Out of the lines below, please list those that hold the string "chart".
╭─ Dataset entries
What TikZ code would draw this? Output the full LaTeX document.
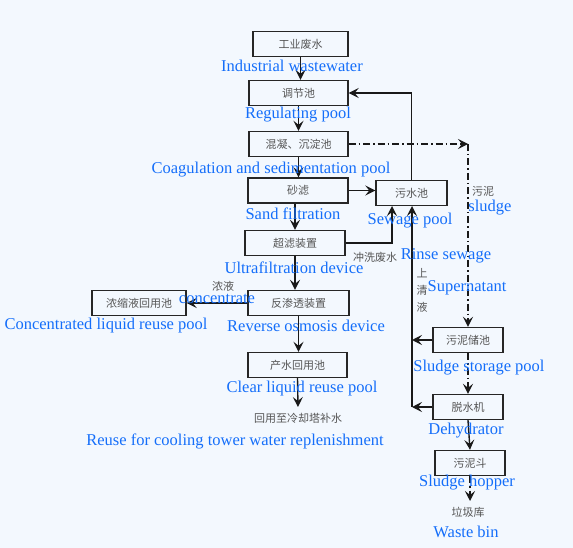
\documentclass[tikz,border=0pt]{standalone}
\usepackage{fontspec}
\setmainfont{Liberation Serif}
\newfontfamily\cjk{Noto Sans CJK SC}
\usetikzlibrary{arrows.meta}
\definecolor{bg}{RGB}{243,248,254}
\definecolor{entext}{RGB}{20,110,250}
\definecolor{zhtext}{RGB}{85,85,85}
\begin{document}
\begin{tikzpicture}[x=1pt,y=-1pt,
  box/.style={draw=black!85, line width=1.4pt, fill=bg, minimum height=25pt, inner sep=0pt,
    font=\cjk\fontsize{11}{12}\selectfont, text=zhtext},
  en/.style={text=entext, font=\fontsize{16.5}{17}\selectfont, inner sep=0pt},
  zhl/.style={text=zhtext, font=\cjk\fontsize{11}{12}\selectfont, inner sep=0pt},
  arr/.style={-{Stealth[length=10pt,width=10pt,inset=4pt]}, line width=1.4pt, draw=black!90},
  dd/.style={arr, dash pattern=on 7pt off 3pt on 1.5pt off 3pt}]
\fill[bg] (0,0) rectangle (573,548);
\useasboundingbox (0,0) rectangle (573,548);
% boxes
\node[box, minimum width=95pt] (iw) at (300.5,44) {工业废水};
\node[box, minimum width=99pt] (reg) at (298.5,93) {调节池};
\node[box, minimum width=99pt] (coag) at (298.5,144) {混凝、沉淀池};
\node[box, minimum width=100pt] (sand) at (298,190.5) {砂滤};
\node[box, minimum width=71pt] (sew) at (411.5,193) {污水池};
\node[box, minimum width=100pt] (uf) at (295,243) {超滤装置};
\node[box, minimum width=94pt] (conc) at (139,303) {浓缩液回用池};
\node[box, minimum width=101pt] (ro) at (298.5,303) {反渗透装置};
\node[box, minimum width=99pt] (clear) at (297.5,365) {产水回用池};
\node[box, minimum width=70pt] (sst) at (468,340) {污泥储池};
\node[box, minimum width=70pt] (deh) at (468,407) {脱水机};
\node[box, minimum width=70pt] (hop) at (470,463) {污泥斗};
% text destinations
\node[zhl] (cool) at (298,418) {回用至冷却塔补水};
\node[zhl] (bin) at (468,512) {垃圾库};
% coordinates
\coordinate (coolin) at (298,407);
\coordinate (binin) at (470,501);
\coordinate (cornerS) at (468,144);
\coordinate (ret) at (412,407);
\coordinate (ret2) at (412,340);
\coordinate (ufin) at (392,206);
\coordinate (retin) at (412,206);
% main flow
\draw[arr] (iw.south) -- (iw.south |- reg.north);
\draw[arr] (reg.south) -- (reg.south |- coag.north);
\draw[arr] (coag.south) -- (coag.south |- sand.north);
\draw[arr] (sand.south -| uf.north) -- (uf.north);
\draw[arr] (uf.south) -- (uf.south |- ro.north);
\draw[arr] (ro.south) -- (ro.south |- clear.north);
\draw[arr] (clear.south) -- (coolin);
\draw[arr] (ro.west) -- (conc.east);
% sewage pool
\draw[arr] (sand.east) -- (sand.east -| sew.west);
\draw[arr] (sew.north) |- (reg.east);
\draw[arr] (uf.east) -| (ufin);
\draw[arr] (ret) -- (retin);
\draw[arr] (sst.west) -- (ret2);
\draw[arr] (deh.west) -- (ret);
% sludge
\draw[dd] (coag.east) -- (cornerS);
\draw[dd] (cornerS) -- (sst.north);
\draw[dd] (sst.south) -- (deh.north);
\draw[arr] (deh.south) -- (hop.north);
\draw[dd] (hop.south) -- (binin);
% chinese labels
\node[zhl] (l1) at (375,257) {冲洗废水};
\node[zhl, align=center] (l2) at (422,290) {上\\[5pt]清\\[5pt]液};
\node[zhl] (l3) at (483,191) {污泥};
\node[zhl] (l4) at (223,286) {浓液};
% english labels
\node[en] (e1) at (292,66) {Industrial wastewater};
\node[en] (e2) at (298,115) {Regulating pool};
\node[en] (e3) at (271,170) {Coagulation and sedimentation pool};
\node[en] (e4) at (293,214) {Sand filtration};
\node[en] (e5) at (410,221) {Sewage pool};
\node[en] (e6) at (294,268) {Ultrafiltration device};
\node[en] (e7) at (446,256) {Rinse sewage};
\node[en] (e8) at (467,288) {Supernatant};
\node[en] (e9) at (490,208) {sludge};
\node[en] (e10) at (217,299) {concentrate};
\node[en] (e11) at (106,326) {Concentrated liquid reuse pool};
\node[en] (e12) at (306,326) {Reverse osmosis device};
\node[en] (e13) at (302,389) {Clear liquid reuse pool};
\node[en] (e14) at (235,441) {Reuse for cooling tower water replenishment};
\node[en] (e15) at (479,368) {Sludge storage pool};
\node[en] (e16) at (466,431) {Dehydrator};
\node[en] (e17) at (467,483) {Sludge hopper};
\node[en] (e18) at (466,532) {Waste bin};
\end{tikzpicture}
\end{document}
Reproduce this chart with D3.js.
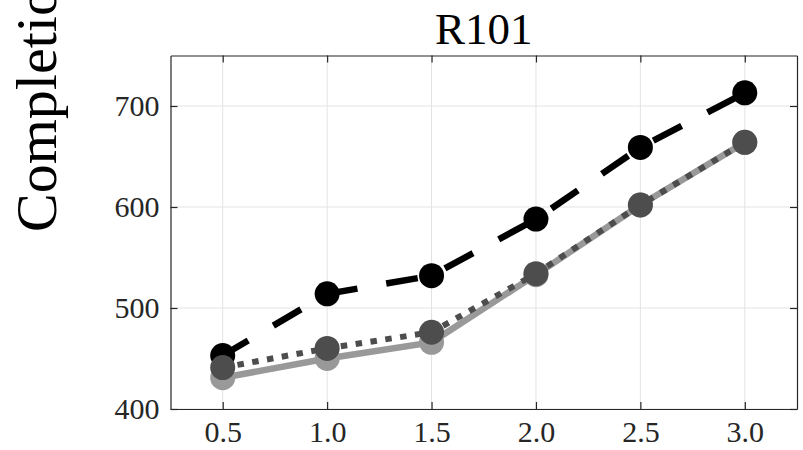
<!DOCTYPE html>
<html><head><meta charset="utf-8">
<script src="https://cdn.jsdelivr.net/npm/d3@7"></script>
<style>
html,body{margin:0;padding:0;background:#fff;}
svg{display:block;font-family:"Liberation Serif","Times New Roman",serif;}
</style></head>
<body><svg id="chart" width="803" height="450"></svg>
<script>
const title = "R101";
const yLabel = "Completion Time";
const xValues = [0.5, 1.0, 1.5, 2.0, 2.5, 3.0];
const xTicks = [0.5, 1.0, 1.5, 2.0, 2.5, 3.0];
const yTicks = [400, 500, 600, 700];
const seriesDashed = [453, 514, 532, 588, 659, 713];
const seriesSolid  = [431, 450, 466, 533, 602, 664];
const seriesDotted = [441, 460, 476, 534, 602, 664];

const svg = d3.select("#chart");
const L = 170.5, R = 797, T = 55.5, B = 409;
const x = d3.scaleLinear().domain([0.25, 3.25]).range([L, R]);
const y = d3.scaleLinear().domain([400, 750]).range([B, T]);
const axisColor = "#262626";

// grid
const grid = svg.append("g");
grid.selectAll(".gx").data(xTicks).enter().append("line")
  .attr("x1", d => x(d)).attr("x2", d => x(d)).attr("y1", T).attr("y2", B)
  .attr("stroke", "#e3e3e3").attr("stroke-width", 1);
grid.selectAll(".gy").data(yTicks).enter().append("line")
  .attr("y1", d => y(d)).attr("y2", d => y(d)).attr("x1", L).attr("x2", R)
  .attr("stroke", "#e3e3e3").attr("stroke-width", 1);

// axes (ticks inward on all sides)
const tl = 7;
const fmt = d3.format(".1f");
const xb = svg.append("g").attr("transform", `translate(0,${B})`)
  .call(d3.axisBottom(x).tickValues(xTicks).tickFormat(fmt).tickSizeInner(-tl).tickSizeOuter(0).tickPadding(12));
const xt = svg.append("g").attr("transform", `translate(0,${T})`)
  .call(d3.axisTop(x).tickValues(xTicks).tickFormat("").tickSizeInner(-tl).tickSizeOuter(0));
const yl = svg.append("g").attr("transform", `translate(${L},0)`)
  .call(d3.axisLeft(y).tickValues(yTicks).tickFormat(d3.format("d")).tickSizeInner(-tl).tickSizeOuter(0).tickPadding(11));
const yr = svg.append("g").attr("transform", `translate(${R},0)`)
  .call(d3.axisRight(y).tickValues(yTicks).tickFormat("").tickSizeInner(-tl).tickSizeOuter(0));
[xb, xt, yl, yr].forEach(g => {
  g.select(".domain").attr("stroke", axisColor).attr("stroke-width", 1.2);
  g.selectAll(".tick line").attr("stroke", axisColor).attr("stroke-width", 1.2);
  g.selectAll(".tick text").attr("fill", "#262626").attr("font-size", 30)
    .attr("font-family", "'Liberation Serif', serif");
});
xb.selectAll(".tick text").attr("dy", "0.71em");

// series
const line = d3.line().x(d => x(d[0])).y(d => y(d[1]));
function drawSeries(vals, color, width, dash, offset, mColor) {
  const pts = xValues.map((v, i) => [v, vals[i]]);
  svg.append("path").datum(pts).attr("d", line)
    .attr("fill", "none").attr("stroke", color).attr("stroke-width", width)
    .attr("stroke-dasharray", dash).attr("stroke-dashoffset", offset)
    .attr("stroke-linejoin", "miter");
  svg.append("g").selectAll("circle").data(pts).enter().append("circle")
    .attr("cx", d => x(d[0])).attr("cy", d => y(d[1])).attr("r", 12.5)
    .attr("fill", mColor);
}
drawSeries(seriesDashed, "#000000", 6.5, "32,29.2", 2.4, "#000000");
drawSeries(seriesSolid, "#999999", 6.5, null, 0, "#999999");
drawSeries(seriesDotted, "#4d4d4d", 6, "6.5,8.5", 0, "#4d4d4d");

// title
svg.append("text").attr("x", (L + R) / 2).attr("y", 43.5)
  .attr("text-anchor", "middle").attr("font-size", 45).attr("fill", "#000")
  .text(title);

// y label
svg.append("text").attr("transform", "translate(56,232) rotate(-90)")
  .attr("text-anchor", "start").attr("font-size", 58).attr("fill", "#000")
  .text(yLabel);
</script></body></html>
╰─
▸ Answer to this exercise:
Reproduce this chart with D3.js.
<body><svg id="chart" width="803" height="450"></svg>
const svg = d3.select("#chart");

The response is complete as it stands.